Jan 23, 2007 13:21
Well, my music test yesterday went really well... :)
Yesterday, I finally remembered to bring my swim gear to school, so that I could head down to the pool after my 1:30 class. I used to swim pretty seriously, but it's been about seven years since then, and my form is not so good. Lately, I've been trying to get back into swimming, but it's been a struggle; my muscles aren't reaccustomed to swimming, and a lot of the strokes don't feel quite natural.

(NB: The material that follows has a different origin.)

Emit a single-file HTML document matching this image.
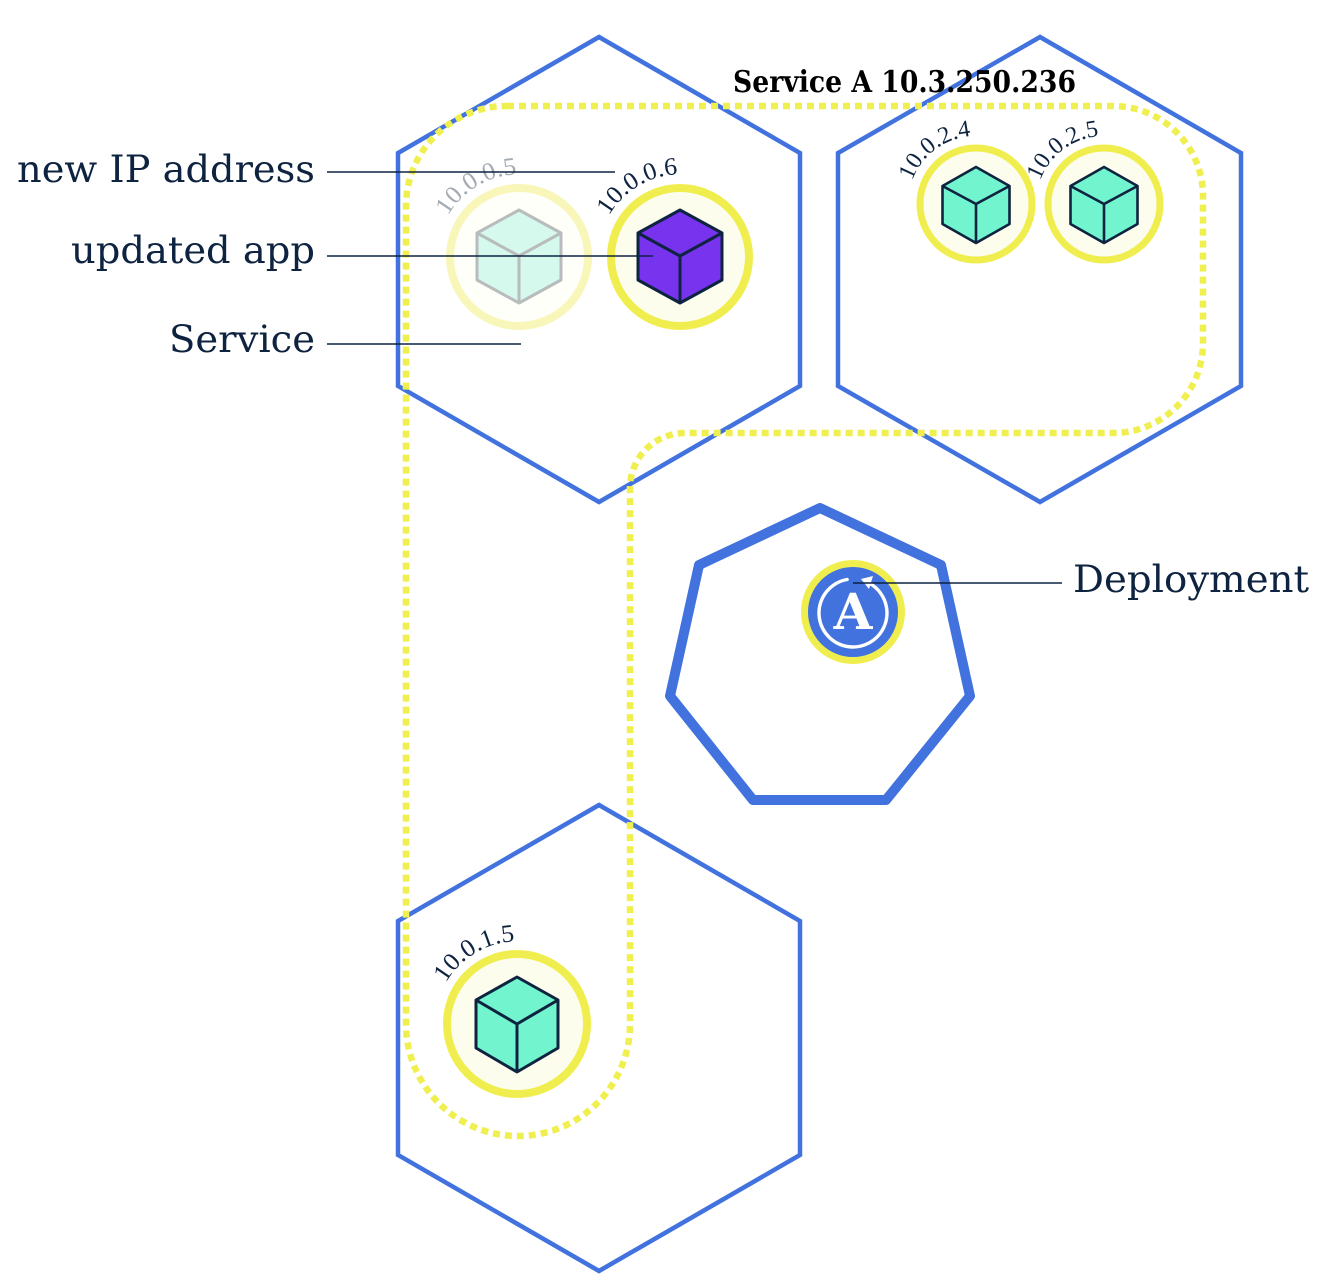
<!DOCTYPE html>
<html>
<head>
<meta charset="utf-8">
<style>
  html,body{margin:0;padding:0;background:#fff;}
  svg{display:block;}
  .lbl{font-family:"DejaVu Serif","Liberation Serif",serif;font-size:37px;fill:#0e2340;}
  .ip{font-family:"Liberation Serif","DejaVu Serif",serif;font-size:25px;fill:#0e2340;}
</style>
</head>
<body>
<svg width="1330" height="1288" viewBox="0 0 1330 1288" xmlns="http://www.w3.org/2000/svg">
  <rect width="1330" height="1288" fill="#fff"/>

  <!-- Hexagons (nodes) -->
  <g fill="none" stroke="#4172de" stroke-width="4.5" stroke-linejoin="miter">
    <polygon points="599,37 800,153 800,386 599,502 398,386 398,153"/>
    <polygon points="1040,37 1241,153 1241,386 1040,502 838,386 838,153"/>
    <polygon points="599,805 800,921 800,1155 599,1271 398,1155 398,921"/>
  </g>

  <!-- Heptagon (master) -->
  <polygon points="820,508 941,565 970,696 886,800 753,800 670,696 699,565" fill="none" stroke="#4172de" stroke-width="10" stroke-linejoin="round"/>

  <!-- Service dashed boundary -->
  <path d="M 507 106 H 1113 A 90 90 0 0 1 1203 196 V 343 A 90 90 0 0 1 1113 433 H 685 A 55 55 0 0 0 630 488 V 1024 A 112 112 0 0 1 406 1024 V 206 A 101 100 0 0 1 507 106 Z"
        fill="none" stroke="#f0ef50" stroke-width="6.5" stroke-dasharray="7 5"/>

  <!-- Faded pod 10.0.0.5 -->
  <circle cx="519" cy="257" r="69" fill="#fffffa" stroke="#f8f6b8" stroke-width="8"/>
  <g transform="translate(519,257)" stroke="#b8bcbc" stroke-width="3" stroke-linejoin="round" fill="#d5f9ec">
    <polygon points="0,-47 42,-24 42,23 0,46 -42,23 -42,-24"/>
    <polyline points="-42,-24 0,-1 42,-24" fill="none"/>
    <line x1="0" y1="-1" x2="0" y2="46"/>
  </g>

  <!-- Pod 10.0.0.6 -->
  <circle cx="680" cy="257" r="69" fill="#fdfdee" stroke="#f0ee4f" stroke-width="8"/>
  <g transform="translate(680,257)" stroke="#0e2340" stroke-width="3" stroke-linejoin="round" fill="#7733ee">
    <polygon points="0,-47 42,-24 42,23 0,46 -42,23 -42,-24"/>
    <polyline points="-42,-24 0,-1 42,-24" fill="none"/>
    <line x1="0" y1="-1" x2="0" y2="46"/>
  </g>

  <!-- Pod 10.0.2.4 -->
  <circle cx="976" cy="204" r="56" fill="#fdfdee" stroke="#f0ee4f" stroke-width="7"/>
  <g transform="translate(976,204)" stroke="#0e2340" stroke-width="2.6" stroke-linejoin="round" fill="#72f5ce">
    <polygon points="0,-37 33.5,-18 33.5,20 0,39 -33.5,20 -33.5,-18"/>
    <polyline points="-33.5,-18 0,0 33.5,-18" fill="none"/>
    <line x1="0" y1="0" x2="0" y2="39"/>
  </g>

  <!-- Pod 10.0.2.5 -->
  <circle cx="1104" cy="204" r="56" fill="#fdfdee" stroke="#f0ee4f" stroke-width="7"/>
  <g transform="translate(1104,204)" stroke="#0e2340" stroke-width="2.6" stroke-linejoin="round" fill="#72f5ce">
    <polygon points="0,-37 33.5,-18 33.5,20 0,39 -33.5,20 -33.5,-18"/>
    <polyline points="-33.5,-18 0,0 33.5,-18" fill="none"/>
    <line x1="0" y1="0" x2="0" y2="39"/>
  </g>

  <!-- Pod 10.0.1.5 -->
  <circle cx="517" cy="1024" r="70" fill="#fdfdee" stroke="#f0ee4f" stroke-width="8"/>
  <g transform="translate(517,1024)" stroke="#0e2340" stroke-width="3" stroke-linejoin="round" fill="#72f5ce">
    <polygon points="0,-47 41,-24 41,24 0,48 -41,24 -41,-24"/>
    <polyline points="-41,-24 0,0 41,-24" fill="none"/>
    <line x1="0" y1="0" x2="0" y2="48"/>
  </g>

  <!-- IP arc paths -->
  <defs>
    <path id="a005" d="M 447.9 215.9 A 83 83 0 0 1 533.4 175.3"/>
    <path id="a006" d="M 608.9 215.9 A 83 83 0 0 1 694.4 175.3"/>
    <path id="a015" d="M 445.9 982.9 A 83 83 0 0 1 531.4 942.3"/>
    <path id="a024" d="M 912.1 180.7 A 68 68 0 0 1 987.8 137.0"/>
    <path id="a025" d="M 1040.1 180.7 A 68 68 0 0 1 1115.8 137.0"/>
  </defs>
  <text class="ip" style="fill:#a3abb3"><textPath href="#a005" textLength="84" lengthAdjust="spacingAndGlyphs">10.0.0.5</textPath></text>
  <text class="ip"><textPath href="#a006" textLength="84" lengthAdjust="spacingAndGlyphs">10.0.0.6</textPath></text>
  <text class="ip"><textPath href="#a015" textLength="84" lengthAdjust="spacingAndGlyphs">10.0.1.5</textPath></text>
  <text class="ip" style="font-size:24px"><textPath href="#a024" textLength="78" lengthAdjust="spacingAndGlyphs">10.0.2.4</textPath></text>
  <text class="ip" style="font-size:24px"><textPath href="#a025" textLength="78" lengthAdjust="spacingAndGlyphs">10.0.2.5</textPath></text>

  <!-- Deployment icon -->
  <circle cx="853" cy="612" r="48.5" fill="#4172de" stroke="#f0ee4f" stroke-width="7"/>
  <path d="M 869 583 A 34 34 0 1 1 847.1 579.5" fill="none" stroke="#fff" stroke-width="3.4" stroke-linecap="round"/>
  <polygon points="861,579 873,576 869,589" fill="#fff"/>
  <text x="853" y="629" text-anchor="middle" font-family="DejaVu Serif, Liberation Serif, serif" font-weight="bold" font-size="50" fill="#fff">A</text>

  <!-- Leader lines -->
  <g stroke="#0e2340" stroke-width="1.4">
    <line x1="327" y1="172" x2="615" y2="172"/>
    <line x1="327" y1="256" x2="653" y2="256"/>
    <line x1="327" y1="344" x2="521" y2="344"/>
    <line x1="853" y1="583" x2="1062" y2="583"/>
  </g>

  <!-- Labels -->
  <text class="lbl" x="17" y="182" textLength="298" lengthAdjust="spacingAndGlyphs">new IP address</text>
  <text class="lbl" x="71" y="263" textLength="244" lengthAdjust="spacingAndGlyphs">updated app</text>
  <text class="lbl" x="169" y="352" textLength="146" lengthAdjust="spacingAndGlyphs">Service</text>
  <text class="lbl" x="1073" y="592" textLength="236" lengthAdjust="spacingAndGlyphs">Deployment</text>
  <text x="733" y="92" textLength="343" lengthAdjust="spacingAndGlyphs" font-family="DejaVu Serif, Liberation Serif, serif" font-weight="bold" font-size="30" fill="#000">Service A 10.3.250.236</text>
</svg>
</body>
</html>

I did my usual routine of alternate laps of breaststroke and freestyle, with an occasional lap of backstroke (I've always hated backstroke; it makes me feel like I'm drowning.) Freestyle has been exhausting for me over the last few years, and I've tended to gravitate toward breaststroke when swimming any sort of distance. I've found that doing more than a single lap of freestyle without a break is too strenuous. However, after about sixteen laps, I decided to try doing a second lap of freestyle instead of going back to breaststroke.
I ended up doing 30 laps of freestyle without stopping. I'd been struggling to lift my arms high enough out of the water (I don't have particularly strong shoulders); I was remembering my instructor when I was eleven, telling me to lift my arms higher. By about lap nine, I noticed it wasn't an effort to put my arms in the proper form. At lap fourteen, it felt as though I were in dynamic equilibrium with the water; the movements felt smooth and natural, and I hardly noticed the faint burning in my arms. I continued this way until lap 23, when my feet started cramping up horribly (this always used to happen), and the only solution then and now was to continue swimming another couple laps until it subsided. At lap 30, I felt mildly tired, and I was noticing the soreness in my arms and the burning in my chest a bit more. I pulled myself out of the pool, and found had to concentrate to stand upright. It took a surprising amount of effort to move, and I was dizzy. It's always funny how swimming saps your energy without your notice...
Fortunately, the IMA has a decent sauna that I can use to regain all the lost thermal energy, and thereby combat my body's general tendency to demand an immediate and sugar-saturated refueling following this sort of thing. I've done some of my best thinking while sitting naked in a sauna, too. Few things are more relaxing than basking in the heat with a good (or even not-so-good) book.
It's funny; I'd been wondering if I'd have the energy to do half an hour, and I ended up spending more than an hour in the pool. Perhaps all that running over the holidays made a difference. I still feel like a fat cow, though, even though the scale says I've lost weight. And then, I went to training last night, too. I can definitely feel the soreness today... let's see if I can make myself do a weightlifting routine this afternoon.
Which reminds me... I should figure out more ways to incorporate protein into my diet. Maybe if I ate more protein, I'd be less drained after these little endeavours. I always seem to be tired when I don't eat it...
Oh, and they're replacing my broken refrigerator on Wednesday. It only took them *three weeks*... But at least I'll have a new fridge, rather than an old crappy one that's been halfheartedly repaired.